# DATA SHOWN start

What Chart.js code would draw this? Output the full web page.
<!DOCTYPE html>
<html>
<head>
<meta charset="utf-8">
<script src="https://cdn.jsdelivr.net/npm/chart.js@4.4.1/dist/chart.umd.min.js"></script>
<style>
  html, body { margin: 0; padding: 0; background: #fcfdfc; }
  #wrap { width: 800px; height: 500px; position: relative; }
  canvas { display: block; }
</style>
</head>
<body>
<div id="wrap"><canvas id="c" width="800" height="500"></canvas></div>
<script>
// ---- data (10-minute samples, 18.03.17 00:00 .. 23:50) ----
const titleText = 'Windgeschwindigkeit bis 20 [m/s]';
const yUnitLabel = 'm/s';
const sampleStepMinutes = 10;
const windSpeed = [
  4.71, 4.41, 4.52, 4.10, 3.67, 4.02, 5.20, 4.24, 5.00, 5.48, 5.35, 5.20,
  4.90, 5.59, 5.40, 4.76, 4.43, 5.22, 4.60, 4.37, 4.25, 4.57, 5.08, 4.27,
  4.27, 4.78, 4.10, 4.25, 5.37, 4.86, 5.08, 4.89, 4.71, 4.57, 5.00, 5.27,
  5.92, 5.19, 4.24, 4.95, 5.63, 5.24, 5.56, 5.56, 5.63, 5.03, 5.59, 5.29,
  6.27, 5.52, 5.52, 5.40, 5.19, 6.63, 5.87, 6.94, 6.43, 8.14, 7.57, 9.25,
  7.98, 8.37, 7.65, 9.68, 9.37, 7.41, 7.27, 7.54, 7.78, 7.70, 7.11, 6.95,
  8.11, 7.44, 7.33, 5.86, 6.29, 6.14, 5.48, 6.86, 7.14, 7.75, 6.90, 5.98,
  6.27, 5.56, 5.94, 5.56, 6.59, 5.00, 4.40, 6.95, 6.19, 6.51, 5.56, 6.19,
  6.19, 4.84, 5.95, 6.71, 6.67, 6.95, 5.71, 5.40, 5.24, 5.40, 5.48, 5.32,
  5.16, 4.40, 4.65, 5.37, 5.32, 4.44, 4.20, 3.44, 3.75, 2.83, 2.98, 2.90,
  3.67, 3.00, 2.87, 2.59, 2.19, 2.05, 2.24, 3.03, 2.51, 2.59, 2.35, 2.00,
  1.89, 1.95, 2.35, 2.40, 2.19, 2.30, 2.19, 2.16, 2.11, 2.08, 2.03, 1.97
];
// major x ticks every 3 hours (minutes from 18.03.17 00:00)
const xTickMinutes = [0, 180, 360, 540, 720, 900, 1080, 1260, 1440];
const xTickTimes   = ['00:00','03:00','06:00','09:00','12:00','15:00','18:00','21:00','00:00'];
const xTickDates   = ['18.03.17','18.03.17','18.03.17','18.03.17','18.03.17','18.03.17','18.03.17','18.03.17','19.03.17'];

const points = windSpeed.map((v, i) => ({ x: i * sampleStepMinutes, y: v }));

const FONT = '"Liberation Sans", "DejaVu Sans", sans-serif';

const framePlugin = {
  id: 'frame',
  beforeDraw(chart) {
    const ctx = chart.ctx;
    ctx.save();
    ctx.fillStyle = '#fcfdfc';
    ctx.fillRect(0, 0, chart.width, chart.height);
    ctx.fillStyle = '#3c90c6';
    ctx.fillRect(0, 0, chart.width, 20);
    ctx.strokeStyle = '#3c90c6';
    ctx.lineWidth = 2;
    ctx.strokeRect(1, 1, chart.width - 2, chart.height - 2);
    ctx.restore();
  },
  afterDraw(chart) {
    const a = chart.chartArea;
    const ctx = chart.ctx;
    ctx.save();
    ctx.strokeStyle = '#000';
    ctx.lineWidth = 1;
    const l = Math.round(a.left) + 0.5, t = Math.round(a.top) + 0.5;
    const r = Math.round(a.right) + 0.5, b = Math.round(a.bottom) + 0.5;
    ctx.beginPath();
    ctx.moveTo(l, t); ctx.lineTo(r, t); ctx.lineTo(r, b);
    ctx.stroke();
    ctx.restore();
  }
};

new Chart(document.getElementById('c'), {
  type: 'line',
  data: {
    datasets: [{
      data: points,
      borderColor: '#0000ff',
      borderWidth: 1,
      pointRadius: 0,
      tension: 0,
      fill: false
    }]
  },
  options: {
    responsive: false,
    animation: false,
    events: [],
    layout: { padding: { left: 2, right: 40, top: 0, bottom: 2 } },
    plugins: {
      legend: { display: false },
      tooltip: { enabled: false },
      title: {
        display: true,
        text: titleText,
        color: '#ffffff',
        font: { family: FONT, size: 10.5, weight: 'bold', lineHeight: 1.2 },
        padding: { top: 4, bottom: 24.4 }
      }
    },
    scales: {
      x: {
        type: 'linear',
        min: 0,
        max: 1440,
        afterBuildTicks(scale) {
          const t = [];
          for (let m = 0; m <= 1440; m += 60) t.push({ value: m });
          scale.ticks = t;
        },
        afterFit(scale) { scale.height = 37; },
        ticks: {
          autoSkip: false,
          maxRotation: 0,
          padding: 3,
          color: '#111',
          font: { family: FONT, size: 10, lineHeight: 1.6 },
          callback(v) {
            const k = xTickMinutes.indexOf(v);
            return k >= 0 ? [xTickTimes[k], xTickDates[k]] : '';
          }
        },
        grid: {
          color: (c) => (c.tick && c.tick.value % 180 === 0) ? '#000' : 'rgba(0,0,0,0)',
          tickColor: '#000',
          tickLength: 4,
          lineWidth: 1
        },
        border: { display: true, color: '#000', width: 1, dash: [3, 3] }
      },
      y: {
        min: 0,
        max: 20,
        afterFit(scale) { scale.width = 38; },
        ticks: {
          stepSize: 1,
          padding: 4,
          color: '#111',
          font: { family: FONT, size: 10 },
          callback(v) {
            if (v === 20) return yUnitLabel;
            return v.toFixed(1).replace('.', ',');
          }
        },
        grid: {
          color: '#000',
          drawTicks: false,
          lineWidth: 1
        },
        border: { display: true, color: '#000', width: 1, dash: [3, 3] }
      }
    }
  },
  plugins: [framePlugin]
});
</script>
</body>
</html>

# DATA SHOWN end

» PROBLEM TO SOLVE: Copy all the lines, exactly.

» EXERCISE SOLUTION:
What Chart.js code would draw this? Output the full web page.
<!DOCTYPE html>
<html>
<head>
<meta charset="utf-8">
<script src="https://cdn.jsdelivr.net/npm/chart.js@4.4.1/dist/chart.umd.min.js"></script>
<style>
  html, body { margin: 0; padding: 0; background: #fcfdfc; }
  #wrap { width: 800px; height: 500px; position: relative; }
  canvas { display: block; }
</style>
</head>
<body>
<div id="wrap"><canvas id="c" width="800" height="500"></canvas></div>
<script>
// ---- data (10-minute samples, 18.03.17 00:00 .. 23:50) ----
const titleText = 'Windgeschwindigkeit bis 20 [m/s]';
const yUnitLabel = 'm/s';
const sampleStepMinutes = 10;
const windSpeed = [
  4.71, 4.41, 4.52, 4.10, 3.67, 4.02, 5.20, 4.24, 5.00, 5.48, 5.35, 5.20,
  4.90, 5.59, 5.40, 4.76, 4.43, 5.22, 4.60, 4.37, 4.25, 4.57, 5.08, 4.27,
  4.27, 4.78, 4.10, 4.25, 5.37, 4.86, 5.08, 4.89, 4.71, 4.57, 5.00, 5.27,
  5.92, 5.19, 4.24, 4.95, 5.63, 5.24, 5.56, 5.56, 5.63, 5.03, 5.59, 5.29,
  6.27, 5.52, 5.52, 5.40, 5.19, 6.63, 5.87, 6.94, 6.43, 8.14, 7.57, 9.25,
  7.98, 8.37, 7.65, 9.68, 9.37, 7.41, 7.27, 7.54, 7.78, 7.70, 7.11, 6.95,
  8.11, 7.44, 7.33, 5.86, 6.29, 6.14, 5.48, 6.86, 7.14, 7.75, 6.90, 5.98,
  6.27, 5.56, 5.94, 5.56, 6.59, 5.00, 4.40, 6.95, 6.19, 6.51, 5.56, 6.19,
  6.19, 4.84, 5.95, 6.71, 6.67, 6.95, 5.71, 5.40, 5.24, 5.40, 5.48, 5.32,
  5.16, 4.40, 4.65, 5.37, 5.32, 4.44, 4.20, 3.44, 3.75, 2.83, 2.98, 2.90,
  3.67, 3.00, 2.87, 2.59, 2.19, 2.05, 2.24, 3.03, 2.51, 2.59, 2.35, 2.00,
  1.89, 1.95, 2.35, 2.40, 2.19, 2.30, 2.19, 2.16, 2.11, 2.08, 2.03, 1.97
];
// major x ticks every 3 hours (minutes from 18.03.17 00:00)
const xTickMinutes = [0, 180, 360, 540, 720, 900, 1080, 1260, 1440];
const xTickTimes   = ['00:00','03:00','06:00','09:00','12:00','15:00','18:00','21:00','00:00'];
const xTickDates   = ['18.03.17','18.03.17','18.03.17','18.03.17','18.03.17','18.03.17','18.03.17','18.03.17','19.03.17'];

const points = windSpeed.map((v, i) => ({ x: i * sampleStepMinutes, y: v }));

const FONT = '"Liberation Sans", "DejaVu Sans", sans-serif';

const framePlugin = {
  id: 'frame',
  beforeDraw(chart) {
    const ctx = chart.ctx;
    ctx.save();
    ctx.fillStyle = '#fcfdfc';
    ctx.fillRect(0, 0, chart.width, chart.height);
    ctx.fillStyle = '#3c90c6';
    ctx.fillRect(0, 0, chart.width, 20);
    ctx.strokeStyle = '#3c90c6';
    ctx.lineWidth = 2;
    ctx.strokeRect(1, 1, chart.width - 2, chart.height - 2);
    ctx.restore();
  },
  afterDraw(chart) {
    const a = chart.chartArea;
    const ctx = chart.ctx;
    ctx.save();
    ctx.strokeStyle = '#000';
    ctx.lineWidth = 1;
    const l = Math.round(a.left) + 0.5, t = Math.round(a.top) + 0.5;
    const r = Math.round(a.right) + 0.5, b = Math.round(a.bottom) + 0.5;
    ctx.beginPath();
    ctx.moveTo(l, t); ctx.lineTo(r, t); ctx.lineTo(r, b);
    ctx.stroke();
    ctx.restore();
  }
};

new Chart(document.getElementById('c'), {
  type: 'line',
  data: {
    datasets: [{
      data: points,
      borderColor: '#0000ff',
      borderWidth: 1,
      pointRadius: 0,
      tension: 0,
      fill: false
    }]
  },
  options: {
    responsive: false,
    animation: false,
    events: [],
    layout: { padding: { left: 2, right: 40, top: 0, bottom: 2 } },
    plugins: {
      legend: { display: false },
      tooltip: { enabled: false },
      title: {
        display: true,
        text: titleText,
        color: '#ffffff',
        font: { family: FONT, size: 10.5, weight: 'bold', lineHeight: 1.2 },
        padding: { top: 4, bottom: 24.4 }
      }
    },
    scales: {
      x: {
        type: 'linear',
        min: 0,
        max: 1440,
        afterBuildTicks(scale) {
          const t = [];
          for (let m = 0; m <= 1440; m += 60) t.push({ value: m });
          scale.ticks = t;
        },
        afterFit(scale) { scale.height = 37; },
        ticks: {
          autoSkip: false,
          maxRotation: 0,
          padding: 3,
          color: '#111',
          font: { family: FONT, size: 10, lineHeight: 1.6 },
          callback(v) {
            const k = xTickMinutes.indexOf(v);
            return k >= 0 ? [xTickTimes[k], xTickDates[k]] : '';
          }
        },
        grid: {
          color: (c) => (c.tick && c.tick.value % 180 === 0) ? '#000' : 'rgba(0,0,0,0)',
          tickColor: '#000',
          tickLength: 4,
          lineWidth: 1
        },
        border: { display: true, color: '#000', width: 1, dash: [3, 3] }
      },
      y: {
        min: 0,
        max: 20,
        afterFit(scale) { scale.width = 38; },
        ticks: {
          stepSize: 1,
          padding: 4,
          color: '#111',
          font: { family: FONT, size: 10 },
          callback(v) {
            if (v === 20) return yUnitLabel;
            return v.toFixed(1).replace('.', ',');
          }
        },
        grid: {
          color: '#000',
          drawTicks: false,
          lineWidth: 1
        },
        border: { display: true, color: '#000', width: 1, dash: [3, 3] }
      }
    }
  },
  plugins: [framePlugin]
});
</script>
</body>
</html>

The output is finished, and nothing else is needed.